Find an Equation of the tangent line to the parabola at the given point and find the x-intercept of the line...
x^2=2y, (4,8)
I haven't learned derivatives yet. Can you solve it like this:
Find the y-intercept by equating the lenths of the two sides of the isosceles triangle formed by the tangent line and the y-axis. (d1 and d2).
I just don't know how to equate them...
and then for slope you would do the slope formula
I suppose that might work but it seems a bit much.
Find the y-intercept of this guy? $\displaystyle \displaystyle f(x) = \frac{x^2}{2}$ , I would make x=0.
Your orignal post didn't mention finding the y-intercept, are we still on the same problem?
You can think of $\displaystyle \displaystyle f'(x) =m = \frac{y_2-y_1}{x_2-x_1}$ for a choosen very small interval around x=4.
let $\displaystyle y = m(x - 4) + 8$ be the equation of the tangent line thru the point $\displaystyle (4,8)$
equation of the parabola is $\displaystyle y = \dfrac{x^2}{2}$
the tangent line and the parabola have equal y-values ...

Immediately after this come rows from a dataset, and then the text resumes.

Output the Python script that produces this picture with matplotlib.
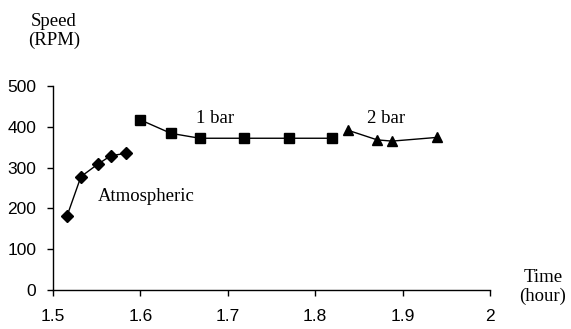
import matplotlib
matplotlib.use("Agg")
import matplotlib.pyplot as plt

# speed readings at each pressure stage
atm_time = [1.516, 1.532, 1.551, 1.566, 1.583]
atm_speed = [181, 278, 308, 329, 335]

bar1_time = [1.600, 1.635, 1.668, 1.719, 1.770, 1.819]
bar1_speed = [417, 384, 372, 372, 372, 372]

bar2_time = [1.837, 1.871, 1.888, 1.939]
bar2_speed = [392, 368, 365, 374]

x_ticks = [1.5, 1.6, 1.7, 1.8, 1.9, 2.0]
x_labels = ["1.5", "1.6", "1.7", "1.8", "1.9", "2"]
y_ticks = [0, 100, 200, 300, 400, 500]

serif = "Liberation Serif"
sans = "Liberation Sans"

fig = plt.figure(figsize=(5.71, 3.29), dpi=100)
ax = fig.add_axes([0.0928, 0.1185, 0.7653, 0.620])

ax.plot(atm_time, atm_speed, color="black", lw=1, marker="D", ms=6)
ax.plot(bar1_time, bar1_speed, color="black", lw=1, marker="s", ms=6.5)
ax.plot(bar2_time, bar2_speed, color="black", lw=1, marker="^", ms=7)

ax.set_xlim(1.5, 2.0)
ax.set_ylim(0, 500)
ax.set_xticks(x_ticks)
ax.set_xticklabels(x_labels, fontfamily=sans, fontsize=12.5)
ax.set_yticks(y_ticks)
ax.set_yticklabels([str(v) for v in y_ticks], fontfamily=sans, fontsize=12.5)
ax.tick_params(direction="out", length=4, width=1)
ax.tick_params(axis="x", pad=10)
ax.tick_params(axis="y", pad=8)

for side in ("top", "right"):
    ax.spines[side].set_visible(False)
for side in ("left", "bottom"):
    ax.spines[side].set_linewidth(1)

ax.text(1.5515, 218, "Atmospheric", fontfamily=serif, fontsize=13.5, va="baseline")
ax.text(1.664, 409, "1 bar", fontfamily=serif, fontsize=13.5, va="baseline")
ax.text(1.859, 409, "2 bar", fontfamily=serif, fontsize=13.5, va="baseline")

fig.text(0.0946, 0.905, "Speed\n(RPM)", fontfamily=serif, fontsize=13.5,
         ha="center", va="center", linespacing=1.15)
fig.text(0.951, 0.128, "Time\n(hour)", fontfamily=serif, fontsize=13.5,
         ha="center", va="center", linespacing=1.15)

fig.savefig("out.png", dpi=100)
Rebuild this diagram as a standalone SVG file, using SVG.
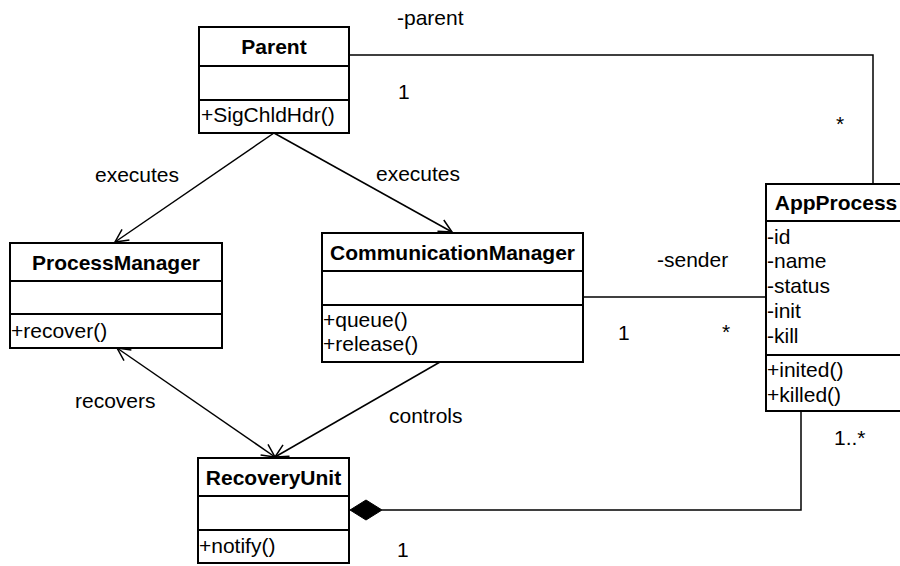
<svg xmlns="http://www.w3.org/2000/svg" width="900" height="566" viewBox="0 0 900 566">
<style>
.box{fill:#fff;stroke:#000;stroke-width:2}
.sep{stroke:#000;stroke-width:2}
.t{font-family:"Liberation Sans",Arial,sans-serif;font-size:21px;fill:#000}
.b{font-weight:bold;text-anchor:middle}
.c{fill:none;stroke:#000;stroke-width:1.5}
</style>
<defs>
<marker id="open" viewBox="-14 -8 16 16" markerWidth="16" markerHeight="16" refX="0" refY="0" orient="auto-start-reverse" markerUnits="userSpaceOnUse">
<path d="M-13,-6.5 L0,0 L-13,6.5" fill="none" stroke="#000" stroke-width="1.5"/>
</marker>
</defs>
<rect width="900" height="566" fill="#fff"/>
<g id="connectors">
<polyline class="c" points="349,55 873,55 873,184"/>
<line class="c" x1="274" y1="133" x2="115" y2="242" marker-end="url(#open)"/>
<line class="c" x1="274" y1="133" x2="452" y2="232" marker-end="url(#open)"/>
<line class="c" x1="117" y1="348" x2="275" y2="457" marker-start="url(#open)" marker-end="url(#open)"/>
<line class="c" x1="440" y1="362" x2="275" y2="457" marker-end="url(#open)"/>
<line class="c" x1="583" y1="297" x2="766" y2="297"/>
<polyline class="c" points="382,510 801,510 801,411"/>
<polygon points="350,510 366,500 382,510 366,520" fill="#000" stroke="#000" stroke-width="1"/>
</g>
<g id="Parent">
<rect class="box" x="199" y="27" width="150" height="106"/>
<line class="sep" x1="199" y1="66" x2="349" y2="66"/>
<line class="sep" x1="199" y1="100" x2="349" y2="100"/>
<text class="t b" x="274" y="54">Parent</text>
<text class="t" x="201" y="122">+SigChldHdr()</text>
</g>
<g id="ProcessManager">
<rect class="box" x="10" y="243" width="212" height="105"/>
<line class="sep" x1="10" y1="281" x2="222" y2="281"/>
<line class="sep" x1="10" y1="314" x2="222" y2="314"/>
<text class="t b" x="116" y="270">ProcessManager</text>
<text class="t" x="11" y="338">+recover()</text>
</g>
<g id="CommunicationManager">
<rect class="box" x="322" y="233" width="261" height="129"/>
<line class="sep" x1="322" y1="271" x2="583" y2="271"/>
<line class="sep" x1="322" y1="305" x2="583" y2="305"/>
<text class="t b" x="452.5" y="260">CommunicationManager</text>
<text class="t" x="323" y="327">+queue()</text>
<text class="t" x="323" y="351">+release()</text>
</g>
<g id="AppProcess">
<rect class="box" x="766" y="184" width="140" height="227"/>
<line class="sep" x1="766" y1="221" x2="906" y2="221"/>
<line class="sep" x1="766" y1="355" x2="906" y2="355"/>
<text class="t b" x="836" y="210">AppProcess</text>
<text class="t" x="767" y="244">-id</text>
<text class="t" x="767" y="268">-name</text>
<text class="t" x="767" y="293">-status</text>
<text class="t" x="767" y="318">-init</text>
<text class="t" x="767" y="343">-kill</text>
<text class="t" x="767" y="377">+inited()</text>
<text class="t" x="767" y="402">+killed()</text>
</g>
<g id="RecoveryUnit">
<rect class="box" x="198" y="458" width="151" height="105"/>
<line class="sep" x1="198" y1="496" x2="349" y2="496"/>
<line class="sep" x1="198" y1="530" x2="349" y2="530"/>
<text class="t b" x="273.5" y="485">RecoveryUnit</text>
<text class="t" x="199" y="553">+notify()</text>
</g>
<g id="labels">
<text class="t" x="397" y="25">-parent</text>
<text class="t" x="398" y="99">1</text>
<text class="t" x="836" y="131">*</text>
<text class="t" x="95" y="182">executes</text>
<text class="t" x="376" y="181">executes</text>
<text class="t" x="657" y="267">-sender</text>
<text class="t" x="618" y="340">1</text>
<text class="t" x="722" y="339">*</text>
<text class="t" x="75" y="408">recovers</text>
<text class="t" x="389" y="423">controls</text>
<text class="t" x="834" y="445">1..*</text>
<text class="t" x="397" y="557">1</text>
</g>
</svg>
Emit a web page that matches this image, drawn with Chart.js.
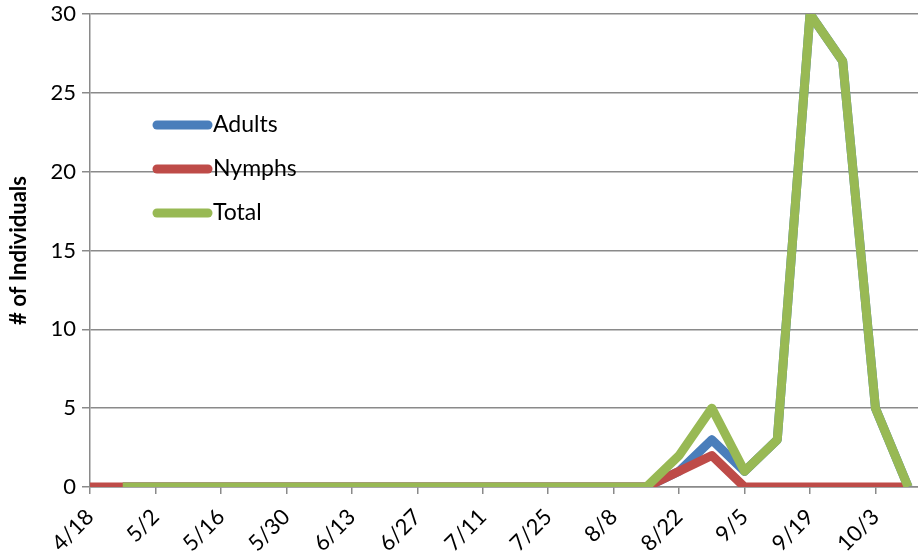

$\displaystyle \dfrac{x^2}{2} = m(x - 4) + 8
$
$\displaystyle \dfrac{x^2}{2} = mx - 4m + 8$
$\displaystyle \dfrac{x^2}{2} - mx + 4m - 8 = 0$
since the tangent line touches the curve at a single point, the resulting quadratic has a single solution ... the discriminant must = 0
$\displaystyle (-m)^2 - 4\left(\dfrac{1}{2}\right)(4m-8) = 0$
$\displaystyle m^2 - 8m + 16 = 0$
$\displaystyle (m-4)^2 = 0$
choose the positive slope $\displaystyle m = 4$
... now you have the slope of the tangent line and can finish whatever it is you need to do.